We eventually made our way through little streets over to the Boulevard Saint Michel where we found a cafe and had a bottle of wine and some salad while watching the Pa
risians go by.

After a nap at the hotel we headed into the heart of Paris for dinner. My foodie friend Janine had recommended Le Souffle, near Place de la Concorde. Joe and I both had the flight of three souffles with salad. I had cheese, mushroom and rose. Joe had forest mushroom; ham and cheese; and chocolate.

I am a bit of a souffle
snob so I do have to say the souffles were more formulaic than gourmand. However, if you don't make (or eat) souffles often, you'll be very pleased to have someone else whip the egg whites. The only negative I would share is that the staff pushed hard to turn the tables. Our four course, one hour 15 minute dinner could easily have been 45 minutes if we hadn't gently pushed back.

After dinner we walked along the Seine which was packed with the people of Paris having picnics and enjoying the first hints of summer weather.

Montmartre
Saturday we were off to Montmartre. On the way to the RER we walked through an amazing farmers market on the Boulevard de Port Royal, between our hotel and the Port Royal RER station. Great stuff for making a picnic, unfortunately that wasn't our plan for the day.

On my Mom's first trip
to Europe she lit a candle at Scare Coeur and prayed that her children would get to tour Europe one day. I had lit a candle in thanks in 1988, my last trip to Paris, and wanted to honor the tradition by lighting another one.

After visiting the basilica we walked around the side streets and stumbled on a great restaurant, Chez Plumeau. Even though it wasn't out plan, we ended up having a long, long lunch. We sat outside under an old grape arbor full of leaves to provide shade, listening to the nearby street musician and enjoying the food. The staff were great and our fellow diners were a mix of Parisians and travelers from all over the world. Joe started with an excellent French onion soup while I had beet root carpaccio with basil sorbet. Next we both had sandwiches, but that fails to adequately describe these toasted, open face combinations of vegetables and cheeses with sides of fruit and salad.

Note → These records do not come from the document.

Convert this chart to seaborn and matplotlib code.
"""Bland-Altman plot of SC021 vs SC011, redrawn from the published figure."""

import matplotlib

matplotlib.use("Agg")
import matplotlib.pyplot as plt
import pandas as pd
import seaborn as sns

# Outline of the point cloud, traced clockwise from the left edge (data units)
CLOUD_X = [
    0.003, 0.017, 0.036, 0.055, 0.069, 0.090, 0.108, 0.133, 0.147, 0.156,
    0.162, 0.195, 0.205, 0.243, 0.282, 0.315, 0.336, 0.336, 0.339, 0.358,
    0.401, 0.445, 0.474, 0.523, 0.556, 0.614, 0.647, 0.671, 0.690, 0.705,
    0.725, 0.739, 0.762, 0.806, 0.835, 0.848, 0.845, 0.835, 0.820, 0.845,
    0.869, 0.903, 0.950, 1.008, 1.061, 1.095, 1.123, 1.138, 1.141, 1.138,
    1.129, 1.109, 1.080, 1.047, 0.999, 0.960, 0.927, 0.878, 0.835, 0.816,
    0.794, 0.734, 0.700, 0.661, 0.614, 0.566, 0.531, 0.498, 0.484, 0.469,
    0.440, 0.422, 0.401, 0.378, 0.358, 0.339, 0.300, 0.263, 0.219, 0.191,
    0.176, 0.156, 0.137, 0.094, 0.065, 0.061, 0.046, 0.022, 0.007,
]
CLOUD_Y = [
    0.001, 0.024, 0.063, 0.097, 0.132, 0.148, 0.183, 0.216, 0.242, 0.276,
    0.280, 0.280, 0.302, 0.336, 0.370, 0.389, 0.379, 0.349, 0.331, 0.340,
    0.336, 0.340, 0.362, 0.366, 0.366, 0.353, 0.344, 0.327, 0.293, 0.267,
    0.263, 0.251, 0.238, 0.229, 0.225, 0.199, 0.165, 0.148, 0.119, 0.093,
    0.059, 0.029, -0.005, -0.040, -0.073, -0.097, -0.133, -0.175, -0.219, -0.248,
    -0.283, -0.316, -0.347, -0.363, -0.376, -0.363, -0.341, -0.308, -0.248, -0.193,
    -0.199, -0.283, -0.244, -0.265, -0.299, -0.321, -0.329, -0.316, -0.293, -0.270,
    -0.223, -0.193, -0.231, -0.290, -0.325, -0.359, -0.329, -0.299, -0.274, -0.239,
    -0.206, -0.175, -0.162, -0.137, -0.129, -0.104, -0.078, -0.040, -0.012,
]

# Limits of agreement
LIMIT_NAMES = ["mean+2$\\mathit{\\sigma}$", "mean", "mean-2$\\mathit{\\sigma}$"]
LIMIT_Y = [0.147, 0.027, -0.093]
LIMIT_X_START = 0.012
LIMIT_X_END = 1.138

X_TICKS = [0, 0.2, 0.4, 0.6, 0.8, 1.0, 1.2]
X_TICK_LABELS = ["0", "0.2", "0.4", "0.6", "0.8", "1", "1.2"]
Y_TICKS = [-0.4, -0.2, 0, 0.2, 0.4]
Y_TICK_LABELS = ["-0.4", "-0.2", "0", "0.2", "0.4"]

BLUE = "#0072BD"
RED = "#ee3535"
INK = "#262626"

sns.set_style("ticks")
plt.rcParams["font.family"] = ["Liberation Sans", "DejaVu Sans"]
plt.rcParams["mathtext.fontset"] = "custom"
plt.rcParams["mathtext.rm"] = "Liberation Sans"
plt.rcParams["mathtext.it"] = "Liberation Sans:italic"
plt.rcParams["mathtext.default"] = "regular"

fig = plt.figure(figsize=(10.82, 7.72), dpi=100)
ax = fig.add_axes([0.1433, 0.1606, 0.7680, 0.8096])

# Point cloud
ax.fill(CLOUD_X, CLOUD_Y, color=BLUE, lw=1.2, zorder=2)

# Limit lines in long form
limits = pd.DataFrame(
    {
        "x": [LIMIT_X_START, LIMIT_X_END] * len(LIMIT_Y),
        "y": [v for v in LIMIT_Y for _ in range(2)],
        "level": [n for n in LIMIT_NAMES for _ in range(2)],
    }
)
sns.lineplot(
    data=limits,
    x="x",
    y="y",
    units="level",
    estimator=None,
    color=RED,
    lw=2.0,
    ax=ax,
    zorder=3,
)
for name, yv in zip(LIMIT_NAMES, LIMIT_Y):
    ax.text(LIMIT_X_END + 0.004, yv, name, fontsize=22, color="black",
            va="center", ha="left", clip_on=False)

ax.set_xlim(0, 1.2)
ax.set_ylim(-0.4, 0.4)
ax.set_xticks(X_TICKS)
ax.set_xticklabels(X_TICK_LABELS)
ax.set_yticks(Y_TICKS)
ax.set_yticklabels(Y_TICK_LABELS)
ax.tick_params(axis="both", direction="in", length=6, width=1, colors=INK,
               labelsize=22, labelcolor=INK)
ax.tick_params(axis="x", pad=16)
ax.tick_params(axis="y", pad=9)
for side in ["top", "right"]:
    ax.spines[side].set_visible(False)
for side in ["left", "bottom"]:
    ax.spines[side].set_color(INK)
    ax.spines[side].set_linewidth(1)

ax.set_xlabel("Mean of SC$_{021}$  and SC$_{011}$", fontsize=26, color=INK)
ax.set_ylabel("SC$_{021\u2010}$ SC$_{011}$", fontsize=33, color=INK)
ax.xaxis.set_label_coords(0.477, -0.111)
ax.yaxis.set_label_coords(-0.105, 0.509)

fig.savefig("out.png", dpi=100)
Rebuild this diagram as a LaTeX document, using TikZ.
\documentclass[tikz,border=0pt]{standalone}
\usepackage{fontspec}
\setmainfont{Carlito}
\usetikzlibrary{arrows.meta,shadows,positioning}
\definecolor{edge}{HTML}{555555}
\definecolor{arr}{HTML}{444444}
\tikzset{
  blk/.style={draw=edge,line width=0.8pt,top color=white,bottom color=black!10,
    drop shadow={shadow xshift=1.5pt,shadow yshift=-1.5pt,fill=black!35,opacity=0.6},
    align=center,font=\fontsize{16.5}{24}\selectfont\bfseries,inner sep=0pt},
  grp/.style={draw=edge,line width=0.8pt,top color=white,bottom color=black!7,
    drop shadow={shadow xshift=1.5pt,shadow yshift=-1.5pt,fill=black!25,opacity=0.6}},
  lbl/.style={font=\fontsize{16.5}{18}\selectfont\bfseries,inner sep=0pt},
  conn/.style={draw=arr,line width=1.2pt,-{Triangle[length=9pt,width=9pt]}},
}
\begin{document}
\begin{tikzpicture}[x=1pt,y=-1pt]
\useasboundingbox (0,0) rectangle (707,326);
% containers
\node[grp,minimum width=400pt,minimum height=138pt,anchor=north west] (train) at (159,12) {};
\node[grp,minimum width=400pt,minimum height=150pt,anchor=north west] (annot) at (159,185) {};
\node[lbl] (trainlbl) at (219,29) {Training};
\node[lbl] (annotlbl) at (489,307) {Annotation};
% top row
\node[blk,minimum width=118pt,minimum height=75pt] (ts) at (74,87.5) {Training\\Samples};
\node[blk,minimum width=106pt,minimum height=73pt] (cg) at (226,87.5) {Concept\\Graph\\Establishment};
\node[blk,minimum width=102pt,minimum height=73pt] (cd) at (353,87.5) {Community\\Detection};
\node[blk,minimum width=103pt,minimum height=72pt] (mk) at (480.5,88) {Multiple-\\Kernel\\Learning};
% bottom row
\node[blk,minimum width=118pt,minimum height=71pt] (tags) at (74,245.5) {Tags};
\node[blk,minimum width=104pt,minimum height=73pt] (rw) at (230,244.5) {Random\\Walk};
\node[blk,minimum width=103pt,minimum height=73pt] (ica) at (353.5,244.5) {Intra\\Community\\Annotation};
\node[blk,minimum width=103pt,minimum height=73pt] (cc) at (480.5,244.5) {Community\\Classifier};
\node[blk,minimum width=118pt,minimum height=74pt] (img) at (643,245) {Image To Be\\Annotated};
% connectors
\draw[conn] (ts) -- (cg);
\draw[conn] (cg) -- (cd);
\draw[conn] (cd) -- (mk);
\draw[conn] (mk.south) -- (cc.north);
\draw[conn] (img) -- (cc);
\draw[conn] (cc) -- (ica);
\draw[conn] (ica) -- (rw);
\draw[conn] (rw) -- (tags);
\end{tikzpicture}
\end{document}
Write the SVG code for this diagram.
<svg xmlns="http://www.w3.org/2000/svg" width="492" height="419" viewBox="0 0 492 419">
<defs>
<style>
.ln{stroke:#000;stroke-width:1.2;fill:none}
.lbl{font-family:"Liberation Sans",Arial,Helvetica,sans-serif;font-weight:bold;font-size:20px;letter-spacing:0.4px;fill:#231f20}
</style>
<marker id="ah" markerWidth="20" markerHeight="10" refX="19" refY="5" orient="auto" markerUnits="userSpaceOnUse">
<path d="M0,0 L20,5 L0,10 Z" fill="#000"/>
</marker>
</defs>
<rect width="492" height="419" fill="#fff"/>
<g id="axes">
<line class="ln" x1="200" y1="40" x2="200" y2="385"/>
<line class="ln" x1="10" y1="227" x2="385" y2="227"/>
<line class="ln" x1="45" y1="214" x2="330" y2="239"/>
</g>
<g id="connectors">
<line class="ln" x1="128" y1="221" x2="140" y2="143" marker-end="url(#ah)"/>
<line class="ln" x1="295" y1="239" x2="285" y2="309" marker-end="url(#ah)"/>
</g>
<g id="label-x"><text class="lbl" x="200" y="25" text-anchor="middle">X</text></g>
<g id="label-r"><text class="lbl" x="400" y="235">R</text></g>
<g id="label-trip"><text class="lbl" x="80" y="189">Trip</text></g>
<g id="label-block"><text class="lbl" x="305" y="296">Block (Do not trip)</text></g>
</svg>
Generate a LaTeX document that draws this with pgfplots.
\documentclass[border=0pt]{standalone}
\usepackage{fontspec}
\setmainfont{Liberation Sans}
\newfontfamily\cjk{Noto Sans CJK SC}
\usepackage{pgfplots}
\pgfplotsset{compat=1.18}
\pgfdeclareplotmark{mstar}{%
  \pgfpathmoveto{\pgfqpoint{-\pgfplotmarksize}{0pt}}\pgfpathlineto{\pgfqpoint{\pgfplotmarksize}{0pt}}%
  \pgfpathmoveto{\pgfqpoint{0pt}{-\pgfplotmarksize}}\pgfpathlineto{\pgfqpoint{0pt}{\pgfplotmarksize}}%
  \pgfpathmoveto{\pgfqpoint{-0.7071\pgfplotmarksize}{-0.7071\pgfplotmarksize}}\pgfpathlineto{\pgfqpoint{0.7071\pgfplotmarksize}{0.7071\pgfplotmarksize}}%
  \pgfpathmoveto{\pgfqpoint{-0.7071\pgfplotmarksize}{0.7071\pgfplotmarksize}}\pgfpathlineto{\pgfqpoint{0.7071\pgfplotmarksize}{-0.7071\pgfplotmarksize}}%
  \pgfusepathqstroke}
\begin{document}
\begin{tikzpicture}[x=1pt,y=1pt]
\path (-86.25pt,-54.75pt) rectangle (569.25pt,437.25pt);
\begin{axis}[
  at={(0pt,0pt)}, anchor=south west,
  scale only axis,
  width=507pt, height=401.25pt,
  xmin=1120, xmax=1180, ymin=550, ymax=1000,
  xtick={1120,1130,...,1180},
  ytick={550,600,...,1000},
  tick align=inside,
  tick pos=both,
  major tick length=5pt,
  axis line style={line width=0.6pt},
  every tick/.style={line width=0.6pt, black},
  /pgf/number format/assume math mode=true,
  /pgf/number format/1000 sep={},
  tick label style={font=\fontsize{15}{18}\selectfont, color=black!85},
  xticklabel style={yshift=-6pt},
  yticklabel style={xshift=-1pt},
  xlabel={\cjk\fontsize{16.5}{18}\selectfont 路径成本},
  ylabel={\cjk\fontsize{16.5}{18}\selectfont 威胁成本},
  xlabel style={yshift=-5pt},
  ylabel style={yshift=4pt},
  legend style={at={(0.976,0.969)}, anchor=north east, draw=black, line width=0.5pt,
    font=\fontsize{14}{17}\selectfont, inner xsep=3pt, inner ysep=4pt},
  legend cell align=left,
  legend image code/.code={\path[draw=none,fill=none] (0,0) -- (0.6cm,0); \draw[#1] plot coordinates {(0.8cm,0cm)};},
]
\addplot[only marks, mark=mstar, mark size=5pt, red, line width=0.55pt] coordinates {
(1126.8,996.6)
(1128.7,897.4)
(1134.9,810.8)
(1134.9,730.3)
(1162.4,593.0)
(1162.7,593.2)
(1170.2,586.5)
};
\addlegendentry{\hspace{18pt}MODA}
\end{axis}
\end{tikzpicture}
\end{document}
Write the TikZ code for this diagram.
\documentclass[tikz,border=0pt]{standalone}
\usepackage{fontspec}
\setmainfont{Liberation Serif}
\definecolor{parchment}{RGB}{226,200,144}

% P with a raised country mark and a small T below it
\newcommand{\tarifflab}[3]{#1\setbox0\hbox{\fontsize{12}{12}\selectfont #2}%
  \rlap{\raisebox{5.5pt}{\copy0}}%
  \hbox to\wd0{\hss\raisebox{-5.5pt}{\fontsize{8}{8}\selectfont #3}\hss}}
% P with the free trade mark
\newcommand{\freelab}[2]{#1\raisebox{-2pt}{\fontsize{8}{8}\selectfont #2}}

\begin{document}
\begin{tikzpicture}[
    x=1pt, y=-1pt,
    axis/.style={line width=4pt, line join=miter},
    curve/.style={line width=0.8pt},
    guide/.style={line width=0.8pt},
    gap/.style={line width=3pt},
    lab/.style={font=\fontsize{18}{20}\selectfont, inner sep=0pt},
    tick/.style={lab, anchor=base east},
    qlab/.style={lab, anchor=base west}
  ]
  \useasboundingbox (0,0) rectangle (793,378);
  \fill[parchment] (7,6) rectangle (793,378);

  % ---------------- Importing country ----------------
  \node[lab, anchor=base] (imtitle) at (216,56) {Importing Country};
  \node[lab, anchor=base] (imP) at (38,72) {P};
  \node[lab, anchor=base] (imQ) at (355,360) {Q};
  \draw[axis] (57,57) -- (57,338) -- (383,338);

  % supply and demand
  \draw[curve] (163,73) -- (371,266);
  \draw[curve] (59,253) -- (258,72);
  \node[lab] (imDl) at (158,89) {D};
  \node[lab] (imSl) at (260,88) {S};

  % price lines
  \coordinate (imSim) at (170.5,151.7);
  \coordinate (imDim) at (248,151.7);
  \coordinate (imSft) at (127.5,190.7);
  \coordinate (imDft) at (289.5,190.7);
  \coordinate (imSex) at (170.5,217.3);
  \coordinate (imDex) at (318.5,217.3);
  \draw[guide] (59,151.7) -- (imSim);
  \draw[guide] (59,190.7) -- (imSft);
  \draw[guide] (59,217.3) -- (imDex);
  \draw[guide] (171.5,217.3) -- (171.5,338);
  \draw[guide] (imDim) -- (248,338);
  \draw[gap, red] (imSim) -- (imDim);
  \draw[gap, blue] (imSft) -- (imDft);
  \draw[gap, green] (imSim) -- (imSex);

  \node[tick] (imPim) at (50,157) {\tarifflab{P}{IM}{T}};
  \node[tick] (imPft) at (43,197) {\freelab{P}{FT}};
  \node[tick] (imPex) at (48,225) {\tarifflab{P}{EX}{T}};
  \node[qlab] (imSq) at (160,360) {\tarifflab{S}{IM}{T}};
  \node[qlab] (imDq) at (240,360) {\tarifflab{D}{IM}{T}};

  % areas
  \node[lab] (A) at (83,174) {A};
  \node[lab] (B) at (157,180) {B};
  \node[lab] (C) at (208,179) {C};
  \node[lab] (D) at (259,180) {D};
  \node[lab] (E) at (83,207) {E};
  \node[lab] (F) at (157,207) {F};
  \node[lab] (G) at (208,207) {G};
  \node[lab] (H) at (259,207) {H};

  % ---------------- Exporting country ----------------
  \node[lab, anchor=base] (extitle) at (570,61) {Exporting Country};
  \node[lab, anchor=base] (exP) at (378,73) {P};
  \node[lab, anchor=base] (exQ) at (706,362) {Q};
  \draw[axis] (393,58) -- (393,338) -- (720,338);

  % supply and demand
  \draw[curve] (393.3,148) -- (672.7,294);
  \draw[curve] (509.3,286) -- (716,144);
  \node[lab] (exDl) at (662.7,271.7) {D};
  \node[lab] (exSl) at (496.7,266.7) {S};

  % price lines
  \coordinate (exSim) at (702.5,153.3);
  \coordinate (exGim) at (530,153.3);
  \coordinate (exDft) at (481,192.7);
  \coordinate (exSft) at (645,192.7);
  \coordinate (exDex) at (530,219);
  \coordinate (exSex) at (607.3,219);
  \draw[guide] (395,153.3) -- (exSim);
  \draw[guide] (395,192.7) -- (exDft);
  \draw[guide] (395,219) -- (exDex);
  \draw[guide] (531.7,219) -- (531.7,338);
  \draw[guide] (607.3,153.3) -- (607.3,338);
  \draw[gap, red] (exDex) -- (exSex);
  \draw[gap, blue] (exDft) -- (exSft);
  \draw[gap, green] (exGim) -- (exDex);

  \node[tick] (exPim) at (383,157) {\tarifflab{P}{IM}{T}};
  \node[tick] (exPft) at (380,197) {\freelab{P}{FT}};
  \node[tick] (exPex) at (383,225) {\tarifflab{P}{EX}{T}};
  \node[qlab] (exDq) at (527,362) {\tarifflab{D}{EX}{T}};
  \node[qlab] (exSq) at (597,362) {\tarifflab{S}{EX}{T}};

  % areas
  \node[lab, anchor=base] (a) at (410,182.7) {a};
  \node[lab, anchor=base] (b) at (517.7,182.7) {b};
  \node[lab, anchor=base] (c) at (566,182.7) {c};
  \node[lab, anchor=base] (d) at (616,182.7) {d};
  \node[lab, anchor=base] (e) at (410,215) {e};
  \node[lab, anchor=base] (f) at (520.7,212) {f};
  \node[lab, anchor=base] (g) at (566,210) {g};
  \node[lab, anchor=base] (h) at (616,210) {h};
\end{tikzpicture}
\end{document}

We had watched amazing desserts come out throughout our meal so we indulged. Joe had the "crazy macaroons", two small scoops of ice cream with four different macaroon cream sandwich cookies on a skewer and I had an apple tart. Excellent, I highly recommend it for a quick cafe and dessert or a full meal. They had several worthy
vegetarian options and were happy to make my sandwich without the meat.

It took us most of the rest of the day to stroll and sip cafe and wine back to the Seine and on to our hotel. After a quick nap, we found a little Italian restaurant on Avenue des Gobelins, just about the Metro stop of the same name called Cesars. Good pasta and, though we didn't have one, the pizzas looked incredible.

After dinner we headed over to the Tour Eiffel to see it all lit up. No easy feet as this time of year it doesn't get really dark until after 11p.

A Paris Sunday
We still had a full day in Paris before our train left at 8:45p. After sleeping in, we checked out, left our bags at the hotel, and headed out toward the Musee D'Art Moderne. I was particularly interested in seeing their Cubist collection. Unfortunately the museum was closed for no apparent reason. We weren't the only ones caught by surprise. A couple of Parisians wandered up and seemed a bit miffed too.

We didn't care, the weather was amazing and so we went for a walk down the Avenue des Champs-Elysees and then through the Jardin des Tuileries. From there we crossed the Seine and window shopped through the gallery district, stopping at a couple of cafes. Before
heading to get our luggage we stopped in a little touristy street and had a great crepe at L'Eloquence, 6, Rue Gregoire de Tours.

Back on Boulevard Port Royal I was surprised to find the chocolate shop next to our hotel open on Sunday afternoon. Patisserie Sadaharu AOKI had the most amazing window displays and I finally succumbed. I bought some beautiful tea cakes and a box of chocolates that look like pastels. We have some company coming from the States in a couple of weeks and I'm saving this little bite of Paris to share with them.